- Born: Adèle Dorothée Pépin 1798
- Died: 8 May 1842 (aged 43–44) Meudon
- Known for: Wife of French explorer Jules Dumont d'Urville

= Adèle Dumont d'Urville =

Wife of French explorer Jules Dumont d'Urville (1798–1842)

Adèle Dorothée Dumont d'Urville (/fr/; née Pépin, also spelled as Adélie , 1798 – 8 May 1842) was the wife of French explorer Jules Dumont d'Urville. Adélie Land, Adele Island, Adélie penguin and Cape Pepin are named after her. While Adélie Land, Adele Island and Cape Pepin were named by Jules Dumont d'Urville in honor of his wife, the penguin was named after Adélie Land where it was discovered. In 1981, an airmail postage stamp of the French Antarctic Territory featuring Adèle Dumont d'Urville was released.

==Life==
Adèle Dumont d'Urville was born in the family of watchmaker Joseph Marie Pépin.

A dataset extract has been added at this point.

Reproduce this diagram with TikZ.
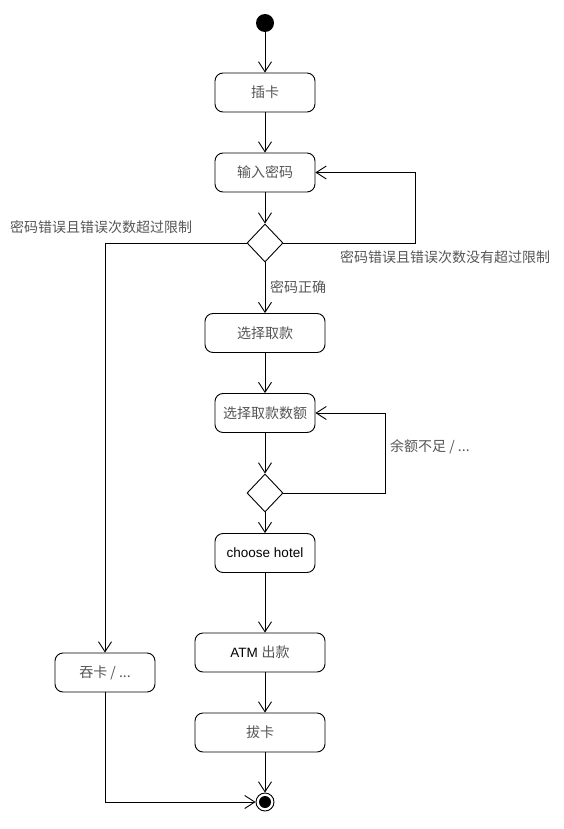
\documentclass[tikz,border=0pt]{standalone}
\usepackage{fontspec}
\setmainfont{Liberation Sans}
\newfontfamily\cjk{Noto Sans CJK SC}
\usetikzlibrary{arrows.meta,shapes.geometric}
\definecolor{cjkgray}{HTML}{555555}
\newcommand{\zh}[1]{{\cjk\color{cjkgray}\fontsize{14}{16}\selectfont#1}}
\tikzset{
  act/.style={draw, rounded corners=8pt, line width=0.9pt, minimum width=100pt, minimum height=39pt, inner sep=0pt, font=\fontsize{13.5}{16}\selectfont},
  dec/.style={draw, diamond, line width=0.9pt, minimum width=36pt, minimum height=38pt, inner sep=0pt},
  flow/.style={-{Straight Barb[length=10pt,width=13pt,line width=0.9pt]}, line width=0.9pt},
  lbl/.style={anchor=west, inner sep=0pt, font=\fontsize{13.5}{16}\selectfont}
}
\begin{document}
\begin{tikzpicture}[x=1pt,y=-1pt]
\useasboundingbox (0,0) rectangle (564,829);
\node[circle, fill=black, minimum size=18pt, inner sep=0pt] (start) at (265,23) {};
\node[act] (n1) at (265,92.5) {\zh{插卡}};
\node[act] (n2) at (265,172.5) {\zh{输入密码}};
\node[dec] (d1) at (265,243) {};
\node[act, minimum width=120pt] (n3) at (265,333) {\zh{选择取款}};
\node[act] (n4) at (265,413) {\zh{选择取款数额}};
\node[dec] (d2) at (265,493) {};
\node[act] (n5) at (265,553) {choose hotel};
\node[act, minimum width=130pt] (n6) at (260,652.5) {ATM \zh{出款}};
\node[act, minimum width=130pt] (n7) at (260,732.5) {\zh{拔卡}};
\node[act] (n8) at (105,672.5) {\zh{吞卡 / ...}};
\node[circle, draw, line width=0.9pt, minimum size=18pt, inner sep=0pt] (end) at (265,802) {};
\fill (end.center) circle (6pt);
\coordinate (r1) at (415,243);
\coordinate (r2) at (385,493);
\node[lbl] (l1) at (10,227) {\zh{密码错误且错误次数超过限制}};
\node[lbl] (l2) at (340,257) {\zh{密码错误且错误次数没有超过限制}};
\node[lbl] (l3) at (270,287) {\zh{密码正确}};
\node[lbl] (l4) at (390,447) {\zh{余额不足 / ...}};
\draw[flow] (start) -- (n1);
\draw[flow] (n1) -- (n2);
\draw[flow] (n2) -- (d1);
\draw[flow] (d1) -- (n3);
\draw[flow] (n3) -- (n4);
\draw[flow] (n4) -- (d2);
\draw[flow] (d2) -- (n5);
\draw[flow] (n5.south) -- (n5.south |- n6.north);
\draw[flow] (n5.south |- n6.south) -- (n5.south |- n7.north);
\draw[flow] (n5.south |- n7.south) -- (end);
\draw[flow] (d1.west) -| (n8.north);
\draw[flow] (n8.south) |- (end.west);
\draw[flow] (d1.east) -- (r1) |- (n2.east);
\draw[flow] (d2.east) -- (r2) |- (n4.east);
\end{tikzpicture}
\end{document}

She met her future husband in Pépin's shop, which Dumont d'Urville visited several times. She married Dumont d'Urville on 1 May 1815 in Toulon. The ceremony was quiet, with a few guests from both sides. They had at least four children from the marriage, but none survived to adulthood. Adèle later bought a bastide with a garden outside Toulon. She died with her husband and son Jules in a derailment at Meudon. They are buried at Montparnasse Cemetery. The French National Archives contain letters of Adèle Dumont d'Urville.